FIJI: Violence abuse of human rights

Tuesday, October 25, 2011
Fiji Times
PeaceWomen Consolidated Themes: 
Peace Processes
Sexual and Gender-Based Violence

Violence against women is an abuse of fundamental human rights, says Australia's Head of Mission, Judith Robinson. She said there was evidence to suggest that violence against women negates every area of development activity.

"It impacts on women's health and it also impacts on the ability of women to actively participate in the economic, political and social activities within their community," she said.

"Absenteeism from jobs is reported to be high among those subjected to violence.

"Political engagement and decision- making, as well as educational opportunities are hindered."

Ms Robinson made the comments while presenting certificates to participants at the Regional Training Program on Eliminating Violence against Women in Suva on Thursday night. As secretariat of the Pacific Women's Network Against Violence Against Women, the Fiji Women's Crisis Centre holds the training twice a year. Participants from 13 Pacific member countries with 24 organisations addressed the issue of violence against women and children in their diverse communities during the training program. Ms Robinson said violence against women was not only a phenomenon in the Pacific but was also a significant issue in Australia.

"The prevalence of social attitudes that accept violence against women is disturbing, where in some communities violence is considered an acceptable social practice," she said.

"The Australian Government recognises that these issues are fundamental to the challenge of development in our region.

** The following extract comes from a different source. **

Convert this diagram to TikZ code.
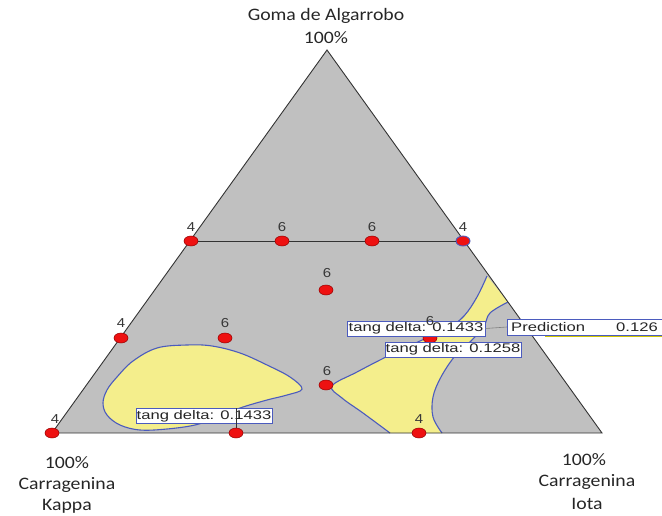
\documentclass[tikz,border=0pt]{standalone}
\usepackage{fontspec}
\usepackage{graphicx}
\setmainfont{Carlito}
\newfontfamily\arialf{Liberation Sans}
\usetikzlibrary{shapes.geometric}
\definecolor{tgrey}{HTML}{C0C0C0}
\definecolor{tyellow}{HTML}{F4EE8C}
\definecolor{tblue}{HTML}{4B5BBE}
\definecolor{tred}{HTML}{EE1111}
\definecolor{tdred}{HTML}{990000}
\definecolor{tlab}{HTML}{383838}
\tikzset{
  pt/.style={ellipse,fill=tred,draw=tdred,line width=0.5pt,minimum width=14pt,minimum height=10pt,inner sep=0pt},
  ptb/.style={pt,draw=tblue,line width=0.9pt},
  plab/.style={font=\arialf\fontsize{13}{13}\selectfont,text=tlab,inner sep=0pt,xscale=1.15},
  axlab/.style={font=\fontsize{17.5}{17.5}\selectfont,text=black!85,inner sep=0pt,xscale=1.13},
  tbox/.style={draw=tblue,line width=0.9pt,fill=white,inner sep=0pt,minimum height=15pt,font=\arialf\fontsize{12.5}{12.5}\selectfont,text=black!85},
  cont/.style={draw=tblue,line width=1.1pt},
}
\begin{document}
\begin{tikzpicture}[x=1pt,y=-1pt]
\useasboundingbox (0,0) rectangle (662,516);
\coordinate (A) at (327,50);
\coordinate (L) at (52,433);
\coordinate (R) at (602,433);
% triangle
\fill[tgrey] (A) -- (L) -- (R) -- cycle;
% left yellow blob
\fill[tyellow] plot[smooth cycle,tension=0.6] coordinates {(157,348) (187,345) (212,346) (240,353) (267,365) (290,377) (302,389) (287,395) (267,400) (240,408) (215,418) (195,425) (167,429) (140,430) (120,425) (107,415) (103,403) (107,390) (117,377) (133,361)};
\draw[cont] plot[smooth cycle,tension=0.6] coordinates {(157,348) (187,345) (212,346) (240,353) (267,365) (290,377) (302,389) (287,395) (267,400) (240,408) (215,418) (195,425) (167,429) (140,430) (120,425) (107,415) (103,403) (107,390) (117,377) (133,361)};
% right yellow band
\fill[tyellow] (487,276) -- plot[smooth,tension=0.6] coordinates {(508,302) (490,313) (484,326) (471,341) (455,356) (441,377) (433,397) (433,417) (442,433)} -- plot[smooth,tension=0.6] coordinates {(390,433) (363,413) (342,398) (332,386) (357,372) (388,356) (420,341) (447,329) (464,316) (477,297) (487,276)} -- cycle;
\draw[cont] plot[smooth,tension=0.6] coordinates {(508,302) (490,313) (484,326) (471,341) (455,356) (441,377) (433,397) (433,417) (442,433)};
\draw[cont] plot[smooth,tension=0.6] coordinates {(390,433) (363,413) (342,398) (332,386) (357,372) (388,356) (420,341) (447,329) (464,316) (477,297) (487,276)};
% triangle outline
\draw[black!80,line width=0.9pt] (A) -- (L) -- (R) -- cycle;
% design points
\node[pt] (p1) at (191,241) {};
\node[pt] (p2) at (282,241) {};
\node[pt] (p3) at (372,241) {};
\node[ptb] (p4) at (463,241) {};
\node[pt] (p5) at (326,290) {};
\node[pt] (p6) at (121,338) {};
\node[pt] (p7) at (225,338) {};
\node[pt] (p8) at (430,338) {};
\node[pt] (p9) at (326,385) {};
\node[pt] (p10) at (52,433) {};
\node[pt] (p11) at (236,433) {};
\node[pt] (p12) at (419,433) {};
\draw[black!80,line width=0.9pt] (p1) -- (p2) -- (p3) -- (p4);
% point labels
\node[plab] (l1) at (191,227) {4};
\node[plab] (l2) at (282,227) {6};
\node[plab] (l3) at (372,227) {6};
\node[plab] (l4) at (463,227) {4};
\node[plab] (l5) at (327,273) {6};
\node[plab] (l6) at (121,323) {4};
\node[plab] (l7) at (225,323) {6};
\node[plab] (l9) at (327,371) {6};
\node[plab] (l10) at (55,419) {4};
\node[plab] (l12) at (419,419) {4};
% boxes
\node[tbox,minimum width=136pt] (b1) at (204,416) {\scalebox{1.33}[1]{tang delta: 0.1433}};
\draw[black!80,line width=0.6pt] (b1.north -| p11) -- (p11.north);
\node[tbox,minimum width=138pt] (b2) at (416,328.5) {\scalebox{1.33}[1]{tang delta: 0.1433}};
\node[plab] (l8) at (430,321) {6};
\node[tbox,minimum width=136pt] (b4) at (453,349.5) {\scalebox{1.33}[1]{tang delta: 0.1258}};
\node[tbox,minimum width=160pt,minimum height=16pt,anchor=west] (b3) at (507,327) {};
\node[font=\arialf\fontsize{12.5}{12.5}\selectfont,text=black!85,anchor=west,inner sep=0pt] (b3a) at (511,327) {\scalebox{1.33}[1]{Prediction}};
\node[font=\arialf\fontsize{12.5}{12.5}\selectfont,text=black!85,anchor=west,inner sep=0pt] (b3b) at (616,327) {\scalebox{1.33}[1]{0.126}};
\draw[black!50,line width=0.6pt] (b2.east) -- (b3.west);
\draw[yellow!60!olive,line width=1pt] (545,336) -- (662,336);
% axis labels
\node[axlab] (t1) at (326,16) {Goma de Algarrobo};
\node[axlab] (t2) at (326,38) {100\%};
\node[axlab] (k1) at (67,463) {100\%};
\node[axlab] (k2) at (67,485) {Carragenina};
\node[axlab] (k3) at (67,506) {Kappa};
\node[axlab] (i1) at (584,460) {100\%};
\node[axlab] (i2) at (587,482) {Carragenina};
\node[axlab] (i3) at (587,504) {Iota};
\end{tikzpicture}
\end{document}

"Reducing and eliminating violence against women is crucial to achieving equality between men and women and to delivering good development outcomes - something we all strive for - safer, healthier and more prosperous communities."

Ms Robinson said the FWCC was one of AusAID's key partners in efforts to address violence against women in the region and women's rights in general. FWCC coordinator, Shamima Ali said, "It is hoped that the knowledge imparted and acquired on gender, counselling, data collection, human rights and laws is put to good use and into changing mindsets with the aim of preventing violence against women."